As for agency-marketing relationships, Janhke also has some advice: Get to know the business beyond the ad campaign. “If your category is under stress or under pressure, and you’re an ad agency, your marketer is going to be under stress and under pressure. It’s not necessarily directly linked to the ability for the agency to control, but I just think the context is really critical,” she says.

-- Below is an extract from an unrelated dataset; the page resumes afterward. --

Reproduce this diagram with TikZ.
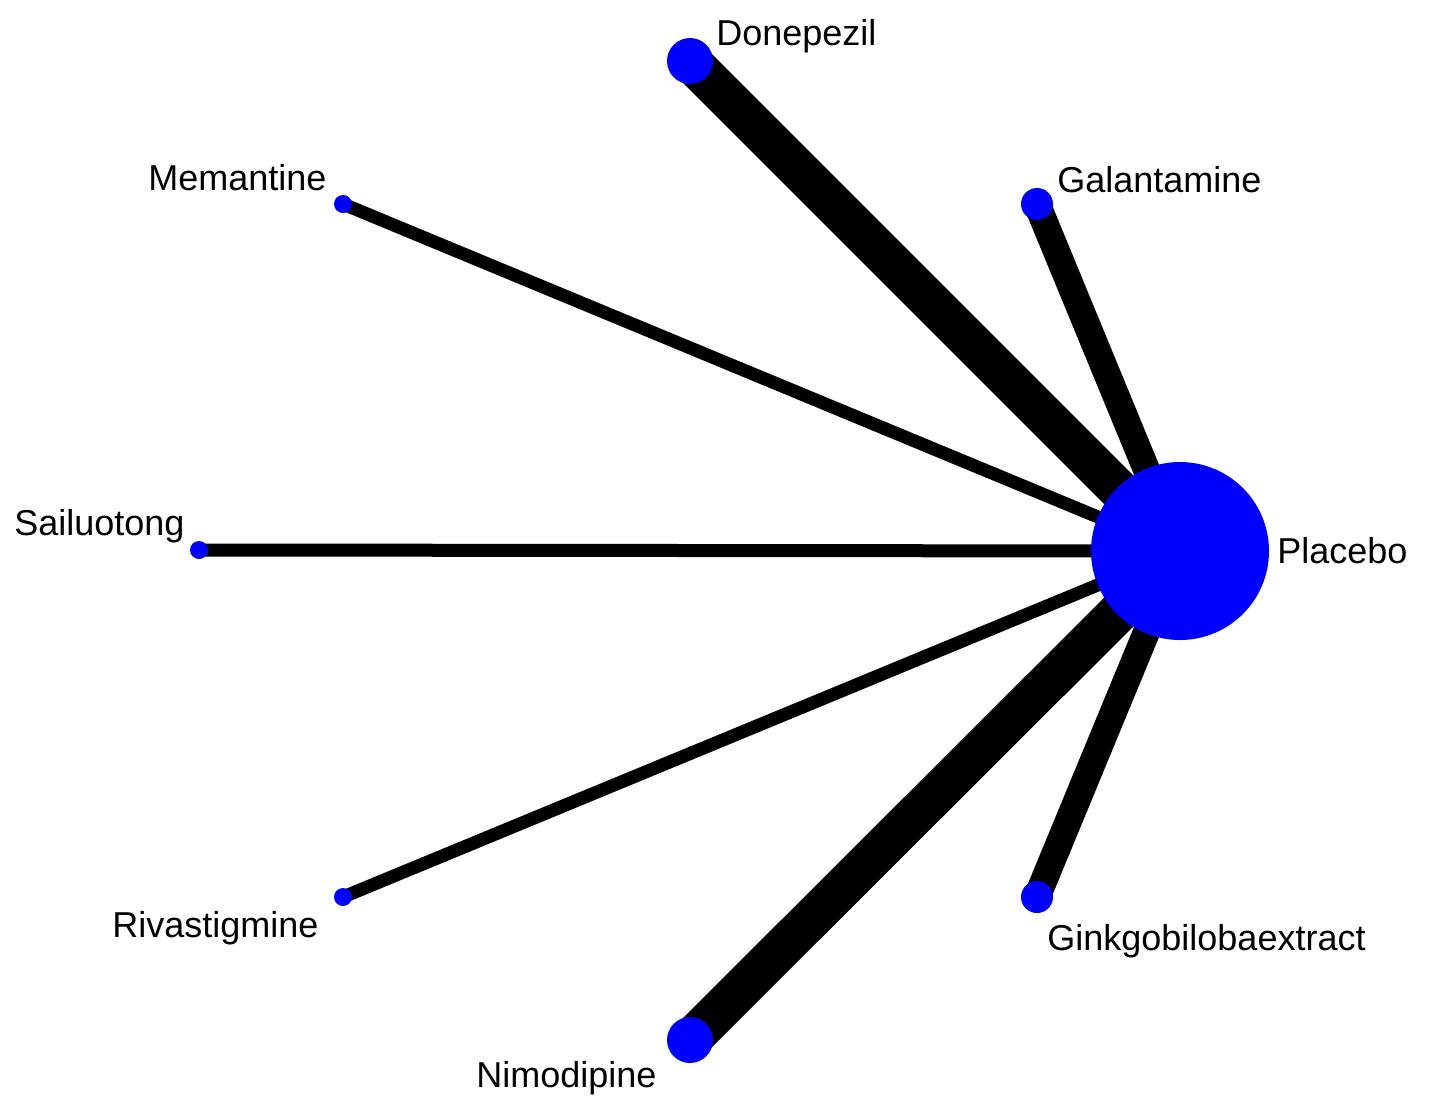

“We used to start our meetings with our media agency, Initiative, with a commercial update. They couldn’t influence the commercial update as the end goal, but just them knowing that in the last week, this has gone up and this had gone down, makes them feel like they’re a part of the business. I think it can unlock different avenues of thought. I would say getting as close as you can to understanding the category, understanding the business, understanding the people and how the internal business operates – as much as they’re willing to share – will help you navigate together. I have such a deep belief in agencies as real partners; they’re not rosters or groups of people; that they can be really good business partners if we enable that and strengthen that relationship.”